9.5. Economic Metrics

Gini coefficient of token ownership
Whale concentration
Exchange-controlled supply

Decentralization must be measured, not assumed.

10. Threats to Decentralization

10.1. Infrastructure Centralization

Cloud hosting dominance
IP concentration
Node client monoculture

10.2. Economic Capture

VC ownership
Custodial staking dominance
Centralized exchanges controlling stake

10.3. Governance Attacks

Delegation cartels
Bribe attacks
Sponsored proposals

10.4. Social Coordination Failures

Narrative manipulation
Elite leadership dominance
Founder cults

A decentralized system must be resilient to all of these threats simultaneously.

11. The Future of Decentralization

11.1. Modular Blockchain Architectures

Emerging designs split the system into:

Execution layers
Settlement layers
Data availability layers
Consensus layers

Modularity enhances decentralization by reducing the burden on any single layer.

11.2. Stateless Clients & DA Sampling

Allow light clients to become first-class citizens, increasing node participation.

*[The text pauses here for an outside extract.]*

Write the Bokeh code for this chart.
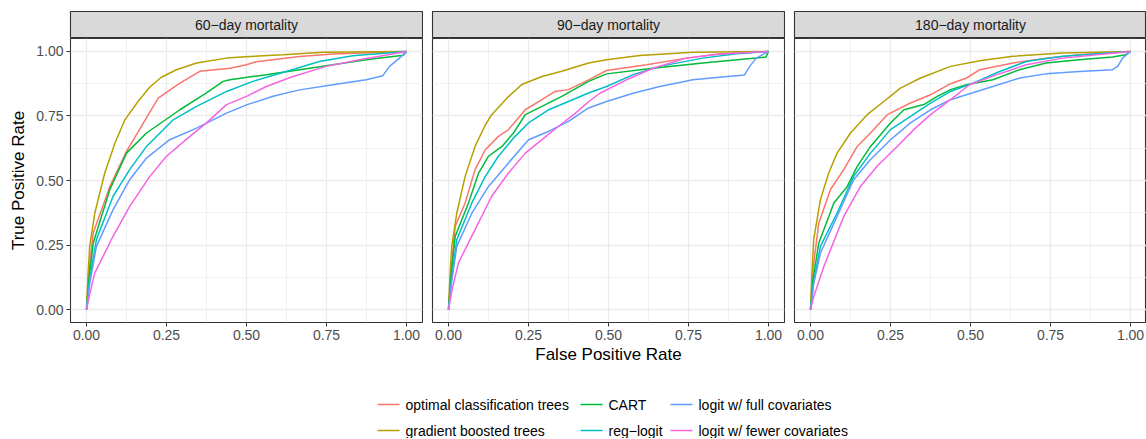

11.3. Permissionless Hardware Diversification

RISC-V, FPGAs, and commodity hardware reduce mining/staking oligopolies.

11.4. Cryptoeconomic Hardening

Slashing, restaking, and intersubjective finality improve safety.

11.5. Decentralized Governance Evolution

Experiments include:

Quadratic funding
Reputation-based voting
DAOs with constitutional rules
On-chain constitutional courts

Decentralized governance may eventually resemble digital constitutional democracies.

12. Conclusion: Decentralization as an Ongoing Process

Decentralization is not an end state but a continuous process of:

Engineering
Economic restructuring
Governance refinement
Social coordination
Protocol hardening

A system becomes decentralized not by intent but by structure.
It remains decentralized only if participants maintain:

Validator diversity
Open-source innovation
Transparent governance
Economic fairness
Social resilience

Decentralization is the defining property that allows blockchain systems to remain neutral, censorship-resistant, globally accessible, and independent from institutional capture.